When full grown, larvae enter the soil and form the pupal stage. Adult moths emerge from pupae. Moths mate and lay eggs, thus starting the life cycle over again. Several generations (a generation is the development from egg to adult stage) occur each year and typically take about 28 days to complete. Generation time can be extended if cooler temperatures occur and can last up to several months. Fall populations of larvae often blend together several generations and may appear to be continually occurring.
The key to managing fall armyworms is to detect infestations before they have caused economic damage. Fall armyworm larvae feed primarily during the night and during cloudy weather. During the day, look for armyworms under loose soil and fallen leaves on the ground. The presence of chewed leaves can indicate armyworms are present. Small larvae chew the green layer from the leaves and leave a clearing or “window pane” effect and consume only a small amount of foliage. For this reason, infestations can go unnoticed unless the field is closely inspected.

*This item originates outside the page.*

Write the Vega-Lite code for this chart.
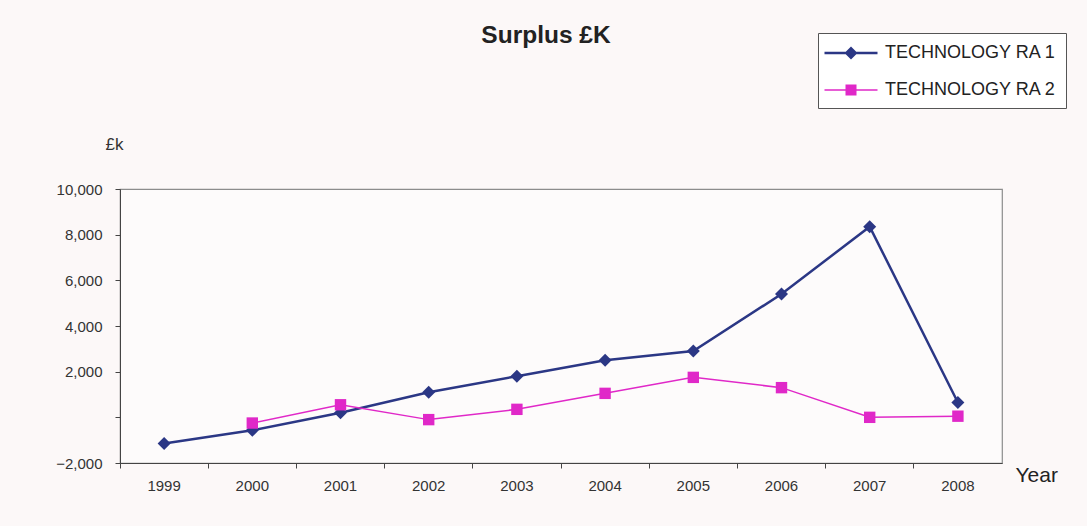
{
  "$schema": "https://vega.github.io/schema/vega-lite/v6.json",
  "width": 882,
  "height": 274,
  "autosize": {"type": "none"},
  "padding": {"left": 120, "top": 189, "right": 85, "bottom": 63},
  "background": "#fcf8f8",
  "title": {
    "text": "Surplus £K",
    "font": "Liberation Sans",
    "fontSize": 24.5,
    "fontWeight": "bold",
    "color": "#222222",
    "anchor": "middle",
    "dx": -15,
    "offset": -35,
    "baseline": "alphabetic"
  },
  "config": {
    "font": "Liberation Sans",
    "view": {"stroke": "#8c8c8c", "strokeWidth": 1.2, "fill": "#fdfbfb"}
  },
  "data": {
    "values": [
      {"year": "1999", "series": "TECHNOLOGY RA 1", "surplus": -1150},
      {"year": "2000", "series": "TECHNOLOGY RA 1", "surplus": -570},
      {"year": "2001", "series": "TECHNOLOGY RA 1", "surplus": 200},
      {"year": "2002", "series": "TECHNOLOGY RA 1", "surplus": 1100},
      {"year": "2003", "series": "TECHNOLOGY RA 1", "surplus": 1800},
      {"year": "2004", "series": "TECHNOLOGY RA 1", "surplus": 2500},
      {"year": "2005", "series": "TECHNOLOGY RA 1", "surplus": 2900},
      {"year": "2006", "series": "TECHNOLOGY RA 1", "surplus": 5400},
      {"year": "2007", "series": "TECHNOLOGY RA 1", "surplus": 8350},
      {"year": "2008", "series": "TECHNOLOGY RA 1", "surplus": 650},
      {"year": "2000", "series": "TECHNOLOGY RA 2", "surplus": -250},
      {"year": "2001", "series": "TECHNOLOGY RA 2", "surplus": 550},
      {"year": "2002", "series": "TECHNOLOGY RA 2", "surplus": -100},
      {"year": "2003", "series": "TECHNOLOGY RA 2", "surplus": 350},
      {"year": "2004", "series": "TECHNOLOGY RA 2", "surplus": 1050},
      {"year": "2005", "series": "TECHNOLOGY RA 2", "surplus": 1750},
      {"year": "2006", "series": "TECHNOLOGY RA 2", "surplus": 1300},
      {"year": "2007", "series": "TECHNOLOGY RA 2", "surplus": 0},
      {"year": "2008", "series": "TECHNOLOGY RA 2", "surplus": 50}
    ]
  },
  "encoding": {
    "x": {
      "field": "year",
      "type": "ordinal",
      "scale": {"type": "band", "paddingInner": 0, "paddingOuter": 0},
      "axis": {
        "bandPosition": 0,
        "labelAngle": 0,
        "tickSize": 5,
        "labelPadding": 10,
        "labelFontSize": 15,
        "labelColor": "#333333",
        "domainColor": "#444444",
        "tickColor": "#444444",
        "title": "Year",
        "titleX": 895,
        "titleY": 12,
        "titleAlign": "left",
        "titleBaseline": "middle",
        "titleFontSize": 21,
        "titleFontWeight": "normal",
        "titleColor": "#222222"
      }
    },
    "y": {
      "field": "surplus",
      "type": "quantitative",
      "scale": {"domain": [-2000, 10000], "nice": false, "zero": false},
      "axis": {
        "values": [-2000, 0, 2000, 4000, 6000, 8000, 10000],
        "labelExpr": "datum.value === 0 ? '' : format(datum.value, ',')",
        "grid": false,
        "tickSize": 5,
        "labelPadding": 13,
        "labelFontSize": 15,
        "labelColor": "#333333",
        "domainColor": "#444444",
        "tickColor": "#444444",
        "title": "£k",
        "titleAngle": 0,
        "titleX": 3,
        "titleY": -40,
        "titleAlign": "right",
        "titleBaseline": "alphabetic",
        "titleFontSize": 17,
        "titleFontWeight": "normal",
        "titleColor": "#333333"
      }
    }
  },
  "layer": [
    {
      "mark": {"type": "line"},
      "encoding": {
        "color": {
          "field": "series",
          "type": "nominal",
          "scale": {"domain": ["TECHNOLOGY RA 1", "TECHNOLOGY RA 2"], "range": ["#2b3785", "#e028c8"]},
          "legend": null
        },
        "strokeWidth": {
          "field": "series",
          "type": "nominal",
          "scale": {"domain": ["TECHNOLOGY RA 1", "TECHNOLOGY RA 2"], "range": [2.5, 1.5]},
          "legend": null
        }
      }
    },
    {
      "mark": {"type": "point", "filled": true, "opacity": 1},
      "encoding": {
        "color": {
          "field": "series",
          "type": "nominal",
          "scale": {"domain": ["TECHNOLOGY RA 1", "TECHNOLOGY RA 2"], "range": ["#2b3785", "#e028c8"]},
          "legend": null
        },
        "shape": {
          "field": "series",
          "type": "nominal",
          "scale": {"domain": ["TECHNOLOGY RA 1", "TECHNOLOGY RA 2"], "range": ["diamond", "square"]},
          "legend": null
        },
        "size": {
          "field": "series",
          "type": "nominal",
          "scale": {"domain": ["TECHNOLOGY RA 1", "TECHNOLOGY RA 2"], "range": [169, 130]},
          "legend": null
        }
      }
    },
    {
      "description": "Legend key: a line with its marker for each series; the marks themselves are not shown.",
      "mark": {"type": "point", "filled": true, "opacity": 0},
      "encoding": {
        "color": {
          "field": "series",
          "type": "nominal",
          "scale": {"domain": ["TECHNOLOGY RA 1", "TECHNOLOGY RA 2"], "range": ["#2b3785", "#e028c8"]},
          "legend": {
            "orient": "none",
            "legendX": 698,
            "legendY": -156,
            "title": null,
            "labelFontSize": 18,
            "labelLimit": 400,
            "labelColor": "#222222",
            "labelOffset": 23,
            "symbolOffset": 13,
            "symbolSize": 400,
            "symbolOpacity": 1,
            "rowPadding": 16,
            "padding": 9,
            "strokeColor": "#555555",
            "fillColor": "#ffffff"
          }
        },
        "shape": {
          "field": "series",
          "type": "nominal",
          "scale": {
            "domain": ["TECHNOLOGY RA 1", "TECHNOLOGY RA 2"],
            "range": [
              "M-2.65,-0.125H2.65V0.125H-2.65ZM0,-0.65L0.65,0L0,0.65L-0.65,0Z",
              "M-2.65,-0.075H2.65V0.075H-2.65ZM-0.55,-0.55H0.55V0.55H-0.55Z"
            ]
          },
          "legend": {
            "orient": "none",
            "legendX": 698,
            "legendY": -156,
            "title": null,
            "labelFontSize": 18,
            "labelLimit": 400,
            "labelColor": "#222222",
            "labelOffset": 23,
            "symbolOffset": 13,
            "symbolSize": 400,
            "symbolOpacity": 1,
            "rowPadding": 16,
            "padding": 9,
            "strokeColor": "#555555",
            "fillColor": "#ffffff"
          }
        }
      }
    }
  ],
  "resolve": {
    "scale": {"color": "independent", "shape": "independent", "size": "independent", "strokeWidth": "independent"}
  }
}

Once larvae are greater than 3/4 inch long, the quantity of leaves they eat increases dramatically. During the final 2-3 days of feeding, armyworms consume 80 percent of the total foliage consumed during their entire development. For this reason, extensive feeding damage can occur in a few days. The density of armyworms sufficient to justify insecticide treatment will depend on the stage of crop growth and value of the crop. Seedling plants can tolerate fewer armyworms than established plants. Infestations of two to three armyworms per square foot may justify treatment. Hot, dry weather and natural enemies limit armyworm populations. Insect parasites such as wasps and flies, ground beetles, and other predators help suppress armyworm numbers. Diseases such as insect viruses and fungi can also be important. However, these natural enemies can be overwhelmed when large numbers of migrating moths lay thousands of eggs in a field. Armyworms often infest fields of volunteer wheat and weedy grasses in ditches and around field margins. Destruction of volunteer wheat and weedy grasses can eliminate these sources of armyworms.
Labeled insecticides for armyworm control in pastures and hayfields are as follows: Malathion, Mustang Max, Tracer, Sevin 4F, Sevin XLR, Sevin 80S, generic carbaryl, Dimilin 2L, Intrepid 2F, Lannate, Karate and Baythroid XL.
Labeled insecticides for armyworm control in wheat and small grains include: Baythroid, carbaryl, Lannate, Lorsban, Mustang Max, methyl parathion, Proxis and Tracer. Refer to label for restrictions on grazing and harvesting treated crops. Always read and follow pesticide label directions.
The information given herein is for educational purposes only. Reference to commercial products or trade names is made with the understanding that no discrimination is intended and no endorsement by the AgriLife Extension Service or Texas Agricultural Experiment Station is implied.